Your approach seems good. Basically, you want to calculate $P(I_i = 1)$. For a given round, there are $5$ numbers drawn uniformly at random (uar) without replacement. So the probability of a certain number not being drawn in a given round is
$$ p_5 = \frac{89}{90} \cdot \frac{88}{89} \cdot \frac{87}{88} \cdot \frac{86}{87} \cdot \frac{85}{86} = \frac{85}{90} = 1 - \frac{5}{90}. $$
(The subscript $5$ denotes that we draw $5$ numbers; in general it's a similar product of length $k$ if there are $k$ numbers drawn in one round.)

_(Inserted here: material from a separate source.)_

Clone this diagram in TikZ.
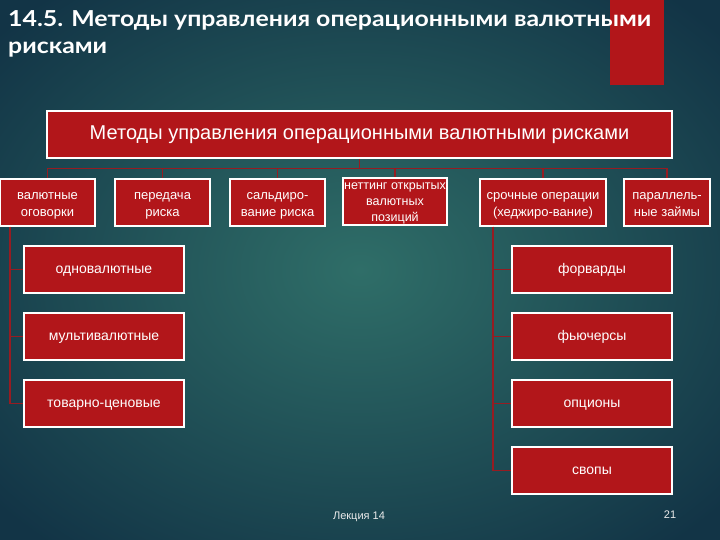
\documentclass[tikz,border=0pt]{standalone}
\usepackage{fontspec}
\setmainfont{Liberation Sans}
\newfontfamily\titlefont[FakeStretch=1.13]{Lato}
\usepackage{tikz}
\usetikzlibrary{positioning, calc, backgrounds}
\definecolor{bgin}{RGB}{47,110,104}
\definecolor{bgout}{RGB}{18,52,70}
\definecolor{boxred}{RGB}{178,22,26}
\definecolor{linkred}{RGB}{150,28,34}
\tikzset{
	redbox/.style={draw=white, line width=1.6pt, fill=boxred, text=white,
		align=center, inner sep=1pt, minimum height=47pt},
	topbox/.style={redbox, minimum width=95pt, font=\fontsize{13}{17}\selectfont,
		text height=27pt, text depth=0pt}
}
\tikzset{
	rowbox/.style={redbox, minimum width=160pt, font=\fontsize{14}{16}\selectfont,
		text height=10pt, text depth=3pt},
	linkline/.style={draw=linkred, line width=1.2pt}
}
\begin{document}
\begin{tikzpicture}[x=1pt, y=-1pt]
      \useasboundingbox (0,0) rectangle (720,540);
      \begin{scope}[on background layer]
      \shade[inner color=bgin, outer color=bgout] (-120,-90) rectangle (840,630);
      \end{scope}
      \fill[boxred] (610,0) rectangle (664,85);
      \node[anchor=north west, text=white, align=left, inner sep=0pt,
        font=\titlefont\bfseries\fontsize{22}{27}\selectfont] (title) at (8,10)
        {14.5. Методы управления операционными валютными\\рисками};
      % главный блок
      \node[redbox, minimum width=625pt, font=\fontsize{20}{22}\selectfont] (main) at (359.5,134.5)
        {Методы управления операционными валютными рисками};
      \node[topbox] (b1) at (47.5,202.5) {валютные\\оговорки};
      \node[topbox] (b2) at (162.5,202.5) {передача\\риска};
      \node[topbox] (b3) at (277.5,202.5) {сальдиро-\\вание риска};
      \node[topbox, minimum width=104pt, font=\fontsize{12.5}{16}\selectfont, text height=40pt]
        (b4) at (395,201.5) {неттинг открытых\\валютных\\позиций};
      \node[topbox, minimum width=126pt] (b5) at (543,202.5) {срочные операции\\(хеджиро-вание)};
      \node[topbox, minimum width=86pt] (b6) at (667,202.5) {параллель-\\ные займы};
      % оговорки
      \node[rowbox] (c1) at (104,269.5) {одновалютные};
      \node[rowbox] (c2) at (104,336.5) {мультивалютные};
      \node[rowbox] (c3) at (104,403.5) {товарно-ценовые};
      % срочные операции
      \node[rowbox] (d1) at (592,269.5) {форварды};
      \node[rowbox] (d2) at (592,336.5) {фьючерсы};
      \node[rowbox] (d3) at (592,403.5) {опционы};
      \node[rowbox] (d4) at (592,470.5) {свопы};
      \node[text=white!85!gray, font=\fontsize{11}{13}\selectfont] (lect) at (359,517) {Лекция 14};
      \node[text=white!85!gray, font=\fontsize{11}{13}\selectfont] (page) at (670,515) {21};
      \coordinate (bus) at ($(main.south)+(0,10)$);
      \draw[linkline] (main.south) -- (bus);
      \foreach \b in {b1,b2,b3,b4,b5,b6}
        \draw[linkline] (bus) -| (\b.north);
      \coordinate (ltop) at (b1.south -| 10,0);
      \foreach \c in {c1,c2,c3}
        \draw[linkline] (ltop) |- (\c.west);
      \coordinate (rtop) at (b5.south -| 493,0);
      \foreach \d in {d1,d2,d3,d4}
        \draw[linkline] (rtop) |- (\d.west);
    \end{tikzpicture}
\end{document}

Why is this? Let's assume that we don't want to hit number $90$. Draw the first one: what's the probability that it's not $90$? Exactly $89/90$. Now draw the second: probability $88/89$. Etc, etc.
Note that different rounds are independent, so the probability that a given number doesn't appear in $4$ weeks is $p_5^4$. (You can replace the power $4$ with a general $w$ number of weeks.)
Hence the probability that the number does appear is $1 - p_5^4$.
Now, here's the beauty of expectation.
You might be thinking "but there are loads of correlations, so merely calculating the marginal for a single number isn't enough". But for expectation, it is! Indeed,
$$ \textstyle E(X) = E\bigl( \sum_{i=1}^{90} 1(I_i = 1) \bigr), $$
where $1(\cdot)$ is the indicator function, and hence
$$ \textstyle E(X) = \sum_{i=1}^{90} P(I_i = 1) = 90 \cdot (1 - p_5^4), $$
noting that each specific number $i$ has the same probability has a different number $j$.
Basically, the only part where you went wrong was calculating $p_5$ as a sum, rather than a product. It's a product, because you're saying "for all of the draws, the number does not come up".